Description of the task: Below are entries. Give back exactly the lines from the one containing "Clone this chart in Bokeh." through the one containing "fit_y_a = [1.086, 0.59, 0.291, 0.156, 0.0849, 0.0296, 0.0105]", inclusive, without the pictures.

Records from a collection
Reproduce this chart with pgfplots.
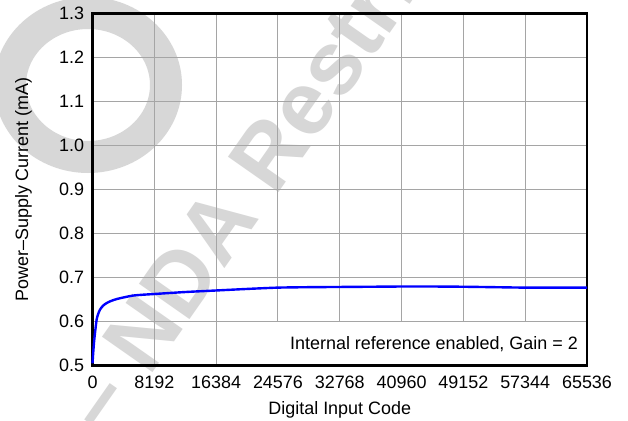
\documentclass[border=0pt]{standalone}
\usepackage{fontspec}
\setmainfont{Liberation Sans}
\usepackage{pgfplots}
\pgfplotsset{compat=1.18}
\definecolor{wm}{RGB}{215,215,215}
\definecolor{gridc}{RGB}{165,165,165}
\definecolor{curve}{RGB}{0,0,255}
\pgfplotstableread{
x y
0 0.505
100 0.530
200 0.552
331 0.574
556 0.605
750 0.617
994 0.627
1400 0.636
1882 0.642
2500 0.647
3207 0.651
4200 0.655
5406 0.659
6800 0.661
8192 0.6625
12288 0.667
16384 0.6705
20480 0.674
24576 0.677
28672 0.678
32768 0.6785
36864 0.679
40960 0.6795
45056 0.6795
49152 0.679
53248 0.678
57344 0.677
61440 0.677
65536 0.677
}\curvedata
\begin{document}
\begin{tikzpicture}
\fill[white] (-92.5bp,-55.5bp) rectangle (535.5bp,365.5bp);
% watermark
\draw[wm, line width=32bp] (-4.5bp,280.5bp) ellipse [x radius=78bp, y radius=72bp];
\node[wm, font=\bfseries\fontsize{90}{90}\selectfont, rotate=55, anchor=west, inner sep=0pt] at (-12bp,-54.5bp) {– NDA Restricted};
\begin{axis}[
  at={(0,0)}, anchor=south west,
  scale only axis, width=494.5bp, height=352bp,
  xmin=0, xmax=65536, ymin=0.5, ymax=1.3,
  scaled x ticks=false, scaled y ticks=false,
  xtick={0,8192,16384,24576,32768,40960,49152,57344,65536},
  xticklabels={0,8192,16384,24576,32768,40960,49152,57344,65536},
  ytick={0.5,0.6,...,1.31},
  yticklabel style={/pgf/number format/fixed, /pgf/number format/fixed zerofill, /pgf/number format/precision=1},
  /pgf/number format/assume math mode=true,
  tick label style={font=\fontsize{18}{21}\selectfont},
  xticklabel style={yshift=-7bp},
  yticklabel style={xshift=-5bp},
  tick style={draw=none},
  grid=major,
  major grid style={gridc, line width=0.9bp},
  axis line style={black, line width=2.4bp},
  xlabel={Digital Input Code},
  ylabel={Power–Supply Current (mA)},
  label style={font=\fontsize{18}{21}\selectfont},
  xlabel style={at={(axis description cs:0.5,-0.1257)}, anchor=center},
  ylabel style={at={(axis description cs:-0.1395,0.5)}, anchor=center},
  clip=false,
]
\fill[white] ([yshift=1.3bp]axis cs:23000,0.5) rectangle ([xshift=-1.3bp,yshift=-0.6bp]axis cs:65536,0.6);
\addplot[curve, line width=2.4bp, smooth, tension=0.4] table[x=x,y=y] {\curvedata};
\node[anchor=east, font=\fontsize{18}{21}\selectfont, inner sep=0pt] at ([xshift=-9bp,yshift=21.5bp]rel axis cs:1,0) {Internal reference enabled, Gain = 2};
\end{axis}
\pgfresetboundingbox
\useasboundingbox (-92.5bp,-55.5bp) rectangle (535.5bp,365.5bp);
\end{tikzpicture}
\end{document}
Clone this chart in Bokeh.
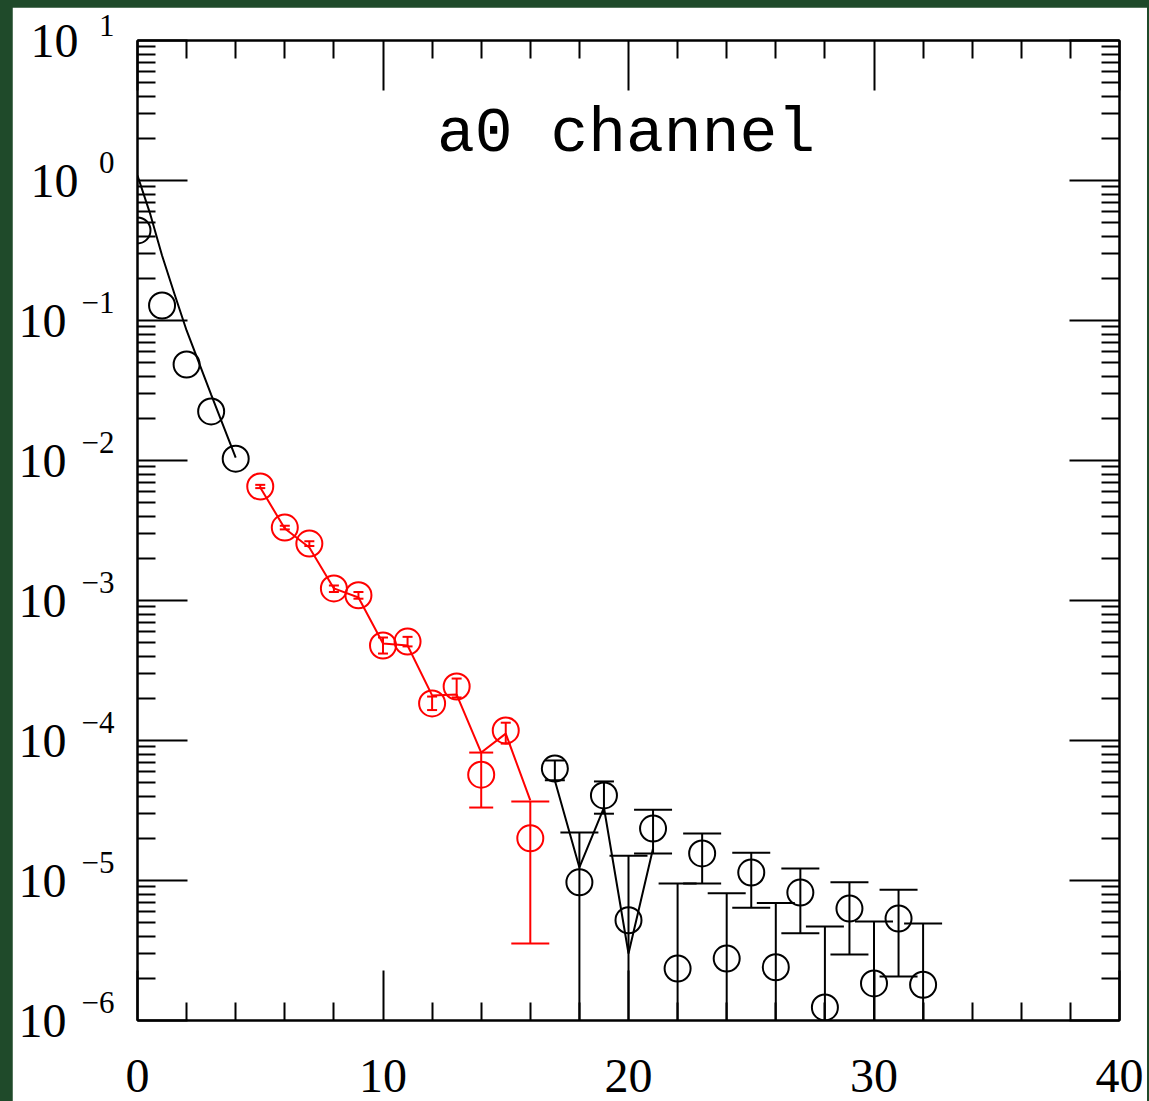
from bokeh.plotting import figure
from bokeh.models import (FixedTicker, LinearAxis, LogAxis, Label,
                          ColumnDataSource, GlobalInlineStyleSheet)
from bokeh.embed import file_html
from bokeh.resources import INLINE

# ---------------- data ----------------
# early-time points (black, 0..4)
t_a = [0, 1, 2, 3, 4]
y_a = [0.44, 0.128, 0.0485, 0.0224, 0.0103]
# fit curve over the early window
fit_t_a = [0, 0.5, 1, 1.5, 2, 3, 4]
fit_y_a = [1.086, 0.59, 0.291, 0.156, 0.0849, 0.0296, 0.0105]

# fit window points (red, 5..16)
t_b = [5, 6, 7, 8, 9, 10, 11, 12, 13, 14, 15, 16]
y_b = [6.52e-3, 3.32e-3, 2.55e-3, 1.22e-3, 1.09e-3, 4.77e-4, 5.09e-4,
       1.84e-4, 2.43e-4, 5.7e-5, 1.18e-4, 2.0e-5]
hi_b = [6.7e-3, 3.42e-3, 2.65e-3, 1.28e-3, 1.15e-3, 5.44e-4, 5.5e-4,
        2.06e-4, 2.77e-4, 8.2e-5, 1.34e-4, 3.66e-5]
lo_b = [6.35e-3, 3.22e-3, 2.45e-3, 1.15e-3, 1.03e-3, 4.18e-4, 4.7e-4,
        1.65e-4, 2.03e-4, 3.32e-5, 9.5e-5, 3.55e-6]
fit_y_b = [6.41e-3, 3.27e-3, 2.39e-3, 1.22e-3, 1.05e-3, 4.93e-4, 4.77e-4,
           2.1e-4, 2.13e-4, 8.2e-5, 1.12e-4, 3.73e-5]

# late-time points (black, 17..32); lower bound 1e-7 = below the axis
t_c = [17, 18, 19, 20, 21, 22, 23, 24, 25, 26, 27, 28, 29, 30, 31, 32]
y_c = [6.3e-5, 9.7e-6, 4.05e-5, 5.2e-6, 2.35e-5, 2.35e-6, 1.56e-5, 2.77e-6,
       1.14e-5, 2.4e-6, 8.2e-6, 1.24e-6, 6.3e-6, 1.84e-6, 5.35e-6, 1.8e-6]
hi_c = [7.2e-5, 2.2e-5, 5.1e-5, 1.5e-5, 3.2e-5, 9.5e-6, 2.17e-5, 8.1e-6,
        1.58e-5, 6.9e-6, 1.22e-5, 4.7e-6, 9.7e-6, 5.1e-6, 8.6e-6, 4.93e-6]
lo_c = [5.2e-5, 1e-7, 3.0e-5, 1e-7, 1.56e-5, 1e-7, 9.5e-6, 1e-7,
        6.4e-6, 1e-7, 4.2e-6, 1e-7, 2.96e-6, 1e-7, 2.06e-6, 1e-7]
fit_t_c = [17, 18, 19, 20, 21]
fit_y_c = [5.18e-5, 1.24e-5, 3.32e-5, 3.01e-6, 1.69e-5]

x_ticks = [0, 10, 20, 30, 40]
x_minor = [2, 4, 6, 8, 12, 14, 16, 18, 22, 24, 26, 28, 32, 34, 36, 38]
y_exps = [-6, -5, -4, -3, -2, -1, 0, 1]
title_text = "a0 channel"

# ---------------- figure ----------------
RED = "#ff0000"
BLK = "#000000"
SERIF = "Liberation Serif"

p = figure(width=1135, height=1094, x_range=(0, 40), y_range=(1e-6, 10),
           y_axis_type="log", output_backend="svg", toolbar_location=None,
           min_border_left=125, min_border_right=28, min_border_top=33,
           min_border_bottom=81)
p.stylesheets = [GlobalInlineStyleSheet(
    css="html, body { background: #1f4a2a; margin: 0; } body { padding: 7px 2px 0 12px; }")]
p.background_fill_color = "white"
p.border_fill_color = "white"
p.outline_line_color = BLK
p.outline_line_width = 2
p.grid.visible = False

y_major = [10.0 ** e for e in y_exps]
y_minor = [m * 10.0 ** e for e in y_exps[:-1] for m in range(2, 10)]


def style_axis(ax, hide_labels=False):
    ax.axis_line_width = 2
    ax.major_tick_line_width = 2
    ax.minor_tick_line_width = 2
    ax.major_tick_in = 50
    ax.major_tick_out = 0
    ax.minor_tick_in = 18
    ax.minor_tick_out = 0
    ax.major_label_text_font = SERIF
    ax.major_label_text_color = BLK
    if hide_labels:
        ax.major_label_text_font_size = "8px"
        ax.major_label_text_color = None
        ax.major_label_standoff = 0


# bottom axis with the x tick labels
p.xaxis.ticker = FixedTicker(ticks=x_ticks, minor_ticks=x_minor)
style_axis(p.xaxis[0])
p.xaxis.major_label_text_font_size = "48px"
p.xaxis.major_label_standoff = 39

# left axis: ticks + exponents (exponent raised as first line of a 2-line label)
p.yaxis.ticker = FixedTicker(ticks=y_major, minor_ticks=y_minor)
style_axis(p.yaxis[0])
p.yaxis.major_label_overrides = {
    v: str(e).replace("-", "\u2212") + "\n\u00a0" for e, v in zip(y_exps, y_major)}
p.yaxis.major_label_text_font_size = "31px"
p.yaxis.major_label_text_line_height = 1.05
p.yaxis.major_label_standoff = 23

# second left axis, outside: the "10" mantissas
base = LogAxis(ticker=FixedTicker(ticks=y_major, minor_ticks=[]))
base.axis_line_color = None
base.major_tick_line_color = None
base.minor_tick_line_color = None
base.major_tick_in = 0
base.major_tick_out = 0
base.minor_tick_in = 0
base.minor_tick_out = 0
base.major_label_standoff = 0
base.major_label_text_font = SERIF
base.major_label_text_font_size = "48px"
base.major_label_text_color = BLK
base.major_label_overrides = {
    v: ("10\u00a0" if e < 0 else "10") for e, v in zip(y_exps, y_major)}
p.add_layout(base, "left")

# mirrored top / right ticks
top = LinearAxis(ticker=FixedTicker(ticks=x_ticks, minor_ticks=x_minor))
style_axis(top, hide_labels=True)
p.add_layout(top, "above")
right = LogAxis(ticker=FixedTicker(ticks=y_major, minor_ticks=y_minor))
style_axis(right, hide_labels=True)
p.add_layout(right, "right")

# fit lines
p.line(fit_t_a, fit_y_a, line_color=BLK, line_width=2)
p.line(t_b, fit_y_b, line_color=RED, line_width=2)
p.line(fit_t_c, fit_y_c, line_color=BLK, line_width=2)

# error bars
src_b = ColumnDataSource(dict(t=t_b, y=y_b, hi=hi_b, lo=lo_b))
src_c = ColumnDataSource(dict(t=t_c, y=y_c, hi=hi_c, lo=lo_c))
p.segment(x0="t", y0="lo", x1="t", y1="hi", source=src_b, line_color=RED, line_width=2)
p.segment(x0="t", y0="lo", x1="t", y1="hi", source=src_c, line_color=BLK, line_width=2)

# caps: small ones for tiny errors, wide ones for the large errors
small_b = [i for i in range(len(t_b)) if t_b[i] < 14 or t_b[i] == 15]
mid_b = [i for i in range(len(t_b)) if t_b[i] == 14]
big_b = [i for i in range(len(t_b)) if t_b[i] == 16]
for idx, sz in ((small_b, 10), (mid_b, 24), (big_b, 38)):
    xs = [t_b[i] for i in idx]
    p.scatter(xs + xs, [hi_b[i] for i in idx] + [lo_b[i] for i in idx],
              marker="dash", size=sz, line_color=RED, line_width=2)
small_c = [i for i in range(len(t_c)) if t_c[i] in (17, 19)]
big_c = [i for i in range(len(t_c)) if t_c[i] not in (17, 19)]
for idx, sz in ((small_c, 20), (big_c, 38)):
    xs = [t_c[i] for i in idx]
    p.scatter(xs + xs, [hi_c[i] for i in idx] + [lo_c[i] for i in idx],
              marker="dash", size=sz, line_color=BLK, line_width=2)

# points
p.scatter(t_a, y_a, marker="circle", size=26, fill_color=None, line_color=BLK, line_width=2)
p.scatter(t_b, y_b, marker="circle", size=26, fill_color=None, line_color=RED, line_width=2)
p.scatter(t_c, y_c, marker="circle", size=26, fill_color=None, line_color=BLK, line_width=2)

# title inside the frame
p.add_layout(Label(x=19.9, y=2.13, text=title_text, text_align="center",
                   text_baseline="alphabetic", text_font="Liberation Mono",
                   text_font_size="63px", text_color=BLK))

open("out.html", "w").write(file_html(p, INLINE))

Exercise response:
Clone this chart in Bokeh.
from bokeh.plotting import figure
from bokeh.models import (FixedTicker, LinearAxis, LogAxis, Label,
                          ColumnDataSource, GlobalInlineStyleSheet)
from bokeh.embed import file_html
from bokeh.resources import INLINE

# ---------------- data ----------------
# early-time points (black, 0..4)
t_a = [0, 1, 2, 3, 4]
y_a = [0.44, 0.128, 0.0485, 0.0224, 0.0103]
# fit curve over the early window
fit_t_a = [0, 0.5, 1, 1.5, 2, 3, 4]
fit_y_a = [1.086, 0.59, 0.291, 0.156, 0.0849, 0.0296, 0.0105]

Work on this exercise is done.